- _What to do_
Can you transcribe every line exactly and leave the pictures behind?

- _Material_
○ ○ ○ ○

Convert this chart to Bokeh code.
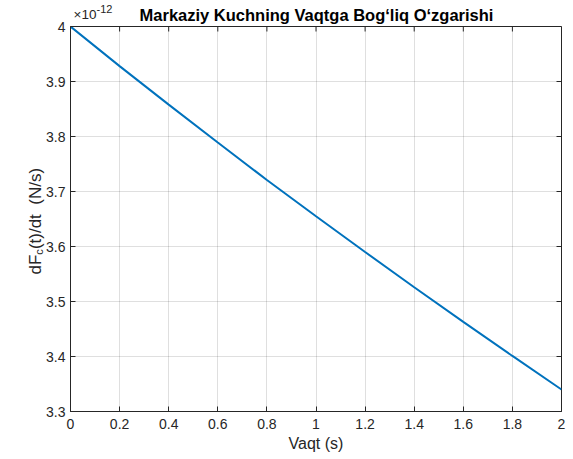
from math import pi
from bokeh.plotting import figure
from bokeh.models import Range1d, FixedTicker, Label
from bokeh.embed import file_html
from bokeh.resources import INLINE

# ---- data ----
time_s = [0.0, 0.2, 0.4, 0.6, 0.8, 1.0, 1.2, 1.4, 1.6, 1.8, 2.0]
dFc_dt_e12 = [4.000, 3.928, 3.858, 3.789, 3.721, 3.655, 3.590, 3.526, 3.463, 3.401, 3.340]

x_ticks = [0.0, 0.2, 0.4, 0.6, 0.8, 1.0, 1.2, 1.4, 1.6, 1.8, 2.0]
x_tick_labels = ["0", "0.2", "0.4", "0.6", "0.8", "1", "1.2", "1.4", "1.6", "1.8", "2"]
y_ticks = [3.3, 3.4, 3.5, 3.6, 3.7, 3.8, 3.9, 4.0]
y_tick_labels = ["3.3", "3.4", "3.5", "3.6", "3.7", "3.8", "3.9", "4"]

title_text = "Markaziy Kuchning Vaqtga Bog\u2018liq O\u2018zgarishi"
x_label_text = "Vaqt (s)"
y_label_parts = ["dF", "c", "(t)/dt\u00a0\u00a0(N/s)"]
exp_parts = ["\u00d710", "-12"]

# ---- layout ----
# side-panel text labels need room; the extra room (KL, KT) is pushed off-page
KL, KT = 12, 30
W, H = 573 + KL, 459 + KT
BL, BR, BT, BB = 70 + KL, 12, 26 + KT, 48
X0, X1, Y0, Y1 = 0.0, 2.0, 3.3, 4.0
FONT = "Liberation Sans"
AX = "#262626"
FW, FH = W - BL - BR, H - BT - BB
TICK = 5  # inward tick length, px

p = figure(width=W, height=H, output_backend="svg", toolbar_location=None,
           x_range=Range1d(X0, X1), y_range=Range1d(Y0, Y1), title=None,
           min_border_left=BL, min_border_right=BR,
           min_border_top=BT, min_border_bottom=BB,
           background_fill_color="white", border_fill_color="white")
p.styles = {"margin-left": f"-{KL}px", "margin-top": f"-{KT}px"}
p.outline_line_color = AX
p.outline_line_width = 1

xt = FixedTicker(ticks=x_ticks)
yt = FixedTicker(ticks=y_ticks)

for ax, tk, labels, so in ((p.xaxis[0], xt, x_tick_labels, 7), (p.yaxis[0], yt, y_tick_labels, 5)):
    ax.ticker = tk
    ax.major_label_overrides = {t: l for t, l in zip(tk.ticks, labels)}
    ax.axis_line_color = AX
    ax.major_tick_line_color = AX
    ax.major_tick_in = TICK
    ax.major_tick_out = 0
    ax.minor_tick_in = 0
    ax.minor_tick_out = 0
    ax.major_label_text_font = FONT
    ax.major_label_text_font_size = "14px"
    ax.major_label_text_color = AX
    ax.major_label_standoff = so

p.xaxis[0].axis_label = x_label_text
p.xaxis[0].axis_label_text_font = FONT
p.xaxis[0].axis_label_text_font_size = "16px"
p.xaxis[0].axis_label_text_font_style = "normal"
p.xaxis[0].axis_label_text_color = AX
p.xaxis[0].axis_label_standoff = 3

for g, t in ((p.xgrid[0], xt), (p.ygrid[0], yt)):
    g.ticker = t
    g.grid_line_color = AX
    g.grid_line_alpha = 0.15
    g.grid_line_width = 1

# inward ticks on the top and right edges (from the tick arrays)
dx_px = (X1 - X0) / FW
dy_px = (Y1 - Y0) / FH
p.segment(x0=x_ticks, y0=[Y1] * len(x_ticks), x1=x_ticks,
          y1=[Y1 - TICK * dy_px] * len(x_ticks), line_color=AX, line_width=1)
p.segment(x0=[X1] * len(y_ticks), y0=y_ticks, x1=[X1 - TICK * dx_px] * len(y_ticks),
          y1=y_ticks, line_color=AX, line_width=1)

p.line(time_s, dFc_dt_e12, line_color="#0072BD", line_width=2)


def page_label(sx, sy, text, size, place, angle=0.0, style="normal",
               color=AX, align="left"):
    # sx, sy: position in page pixels (top-left origin)
    lab = Label(x=sx + KL, y=sy + KT, x_units="canvas", y_units="canvas", text=text,
                text_font=FONT, text_font_size=size, text_font_style=style,
                text_color=color, angle=angle, text_align=align,
                text_baseline="alphabetic", level="overlay")
    p.add_layout(lab, place)


# title
page_label(316, 14, title_text, "16.5px", "above", style="bold",
           color="black", align="center")

# exponent
page_label(73, 14, exp_parts[0], "13.5px", "above")
page_label(96, 8, exp_parts[1], "11px", "above")

# y label (rotated, with subscript)
page_label(35, 274, y_label_parts[0], "17px", "left", pi / 2)
page_label(38, 254.2, y_label_parts[1], "11px", "left", pi / 2)
page_label(35, 248.6, y_label_parts[2], "17px", "left", pi / 2)

open("out.html", "w").write(file_html(p, INLINE))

○ ○ ○ ○

- _Result of the exercise_
Convert this chart to Bokeh code.
from math import pi
from bokeh.plotting import figure
from bokeh.models import Range1d, FixedTicker, Label
from bokeh.embed import file_html
from bokeh.resources import INLINE

# ---- data ----
time_s = [0.0, 0.2, 0.4, 0.6, 0.8, 1.0, 1.2, 1.4, 1.6, 1.8, 2.0]
dFc_dt_e12 = [4.000, 3.928, 3.858, 3.789, 3.721, 3.655, 3.590, 3.526, 3.463, 3.401, 3.340]

x_ticks = [0.0, 0.2, 0.4, 0.6, 0.8, 1.0, 1.2, 1.4, 1.6, 1.8, 2.0]
x_tick_labels = ["0", "0.2", "0.4", "0.6", "0.8", "1", "1.2", "1.4", "1.6", "1.8", "2"]
y_ticks = [3.3, 3.4, 3.5, 3.6, 3.7, 3.8, 3.9, 4.0]
y_tick_labels = ["3.3", "3.4", "3.5", "3.6", "3.7", "3.8", "3.9", "4"]

title_text = "Markaziy Kuchning Vaqtga Bog\u2018liq O\u2018zgarishi"
x_label_text = "Vaqt (s)"
y_label_parts = ["dF", "c", "(t)/dt\u00a0\u00a0(N/s)"]
exp_parts = ["\u00d710", "-12"]

# ---- layout ----
# side-panel text labels need room; the extra room (KL, KT) is pushed off-page
KL, KT = 12, 30
W, H = 573 + KL, 459 + KT
BL, BR, BT, BB = 70 + KL, 12, 26 + KT, 48
X0, X1, Y0, Y1 = 0.0, 2.0, 3.3, 4.0
FONT = "Liberation Sans"
AX = "#262626"
FW, FH = W - BL - BR, H - BT - BB
TICK = 5  # inward tick length, px

p = figure(width=W, height=H, output_backend="svg", toolbar_location=None,
           x_range=Range1d(X0, X1), y_range=Range1d(Y0, Y1), title=None,
           min_border_left=BL, min_border_right=BR,
           min_border_top=BT, min_border_bottom=BB,
           background_fill_color="white", border_fill_color="white")
p.styles = {"margin-left": f"-{KL}px", "margin-top": f"-{KT}px"}
p.outline_line_color = AX
p.outline_line_width = 1

xt = FixedTicker(ticks=x_ticks)
yt = FixedTicker(ticks=y_ticks)

for ax, tk, labels, so in ((p.xaxis[0], xt, x_tick_labels, 7), (p.yaxis[0], yt, y_tick_labels, 5)):
    ax.ticker = tk
    ax.major_label_overrides = {t: l for t, l in zip(tk.ticks, labels)}
    ax.axis_line_color = AX
    ax.major_tick_line_color = AX
    ax.major_tick_in = TICK
    ax.major_tick_out = 0
    ax.minor_tick_in = 0
    ax.minor_tick_out = 0
    ax.major_label_text_font = FONT
    ax.major_label_text_font_size = "14px"
    ax.major_label_text_color = AX
    ax.major_label_standoff = so

p.xaxis[0].axis_label = x_label_text
p.xaxis[0].axis_label_text_font = FONT
p.xaxis[0].axis_label_text_font_size = "16px"
p.xaxis[0].axis_label_text_font_style = "normal"
p.xaxis[0].axis_label_text_color = AX
p.xaxis[0].axis_label_standoff = 3

for g, t in ((p.xgrid[0], xt), (p.ygrid[0], yt)):
    g.ticker = t
    g.grid_line_color = AX
    g.grid_line_alpha = 0.15
    g.grid_line_width = 1

# inward ticks on the top and right edges (from the tick arrays)
dx_px = (X1 - X0) / FW
dy_px = (Y1 - Y0) / FH
p.segment(x0=x_ticks, y0=[Y1] * len(x_ticks), x1=x_ticks,
          y1=[Y1 - TICK * dy_px] * len(x_ticks), line_color=AX, line_width=1)
p.segment(x0=[X1] * len(y_ticks), y0=y_ticks, x1=[X1 - TICK * dx_px] * len(y_ticks),
          y1=y_ticks, line_color=AX, line_width=1)

p.line(time_s, dFc_dt_e12, line_color="#0072BD", line_width=2)


def page_label(sx, sy, text, size, place, angle=0.0, style="normal",
               color=AX, align="left"):
    # sx, sy: position in page pixels (top-left origin)
    lab = Label(x=sx + KL, y=sy + KT, x_units="canvas", y_units="canvas", text=text,
                text_font=FONT, text_font_size=size, text_font_style=style,
                text_color=color, angle=angle, text_align=align,
                text_baseline="alphabetic", level="overlay")
    p.add_layout(lab, place)


# title
page_label(316, 14, title_text, "16.5px", "above", style="bold",
           color="black", align="center")

# exponent
page_label(73, 14, exp_parts[0], "13.5px", "above")
page_label(96, 8, exp_parts[1], "11px", "above")

# y label (rotated, with subscript)
page_label(35, 274, y_label_parts[0], "17px", "left", pi / 2)
page_label(38, 254.2, y_label_parts[1], "11px", "left", pi / 2)
page_label(35, 248.6, y_label_parts[2], "17px", "left", pi / 2)

open("out.html", "w").write(file_html(p, INLINE))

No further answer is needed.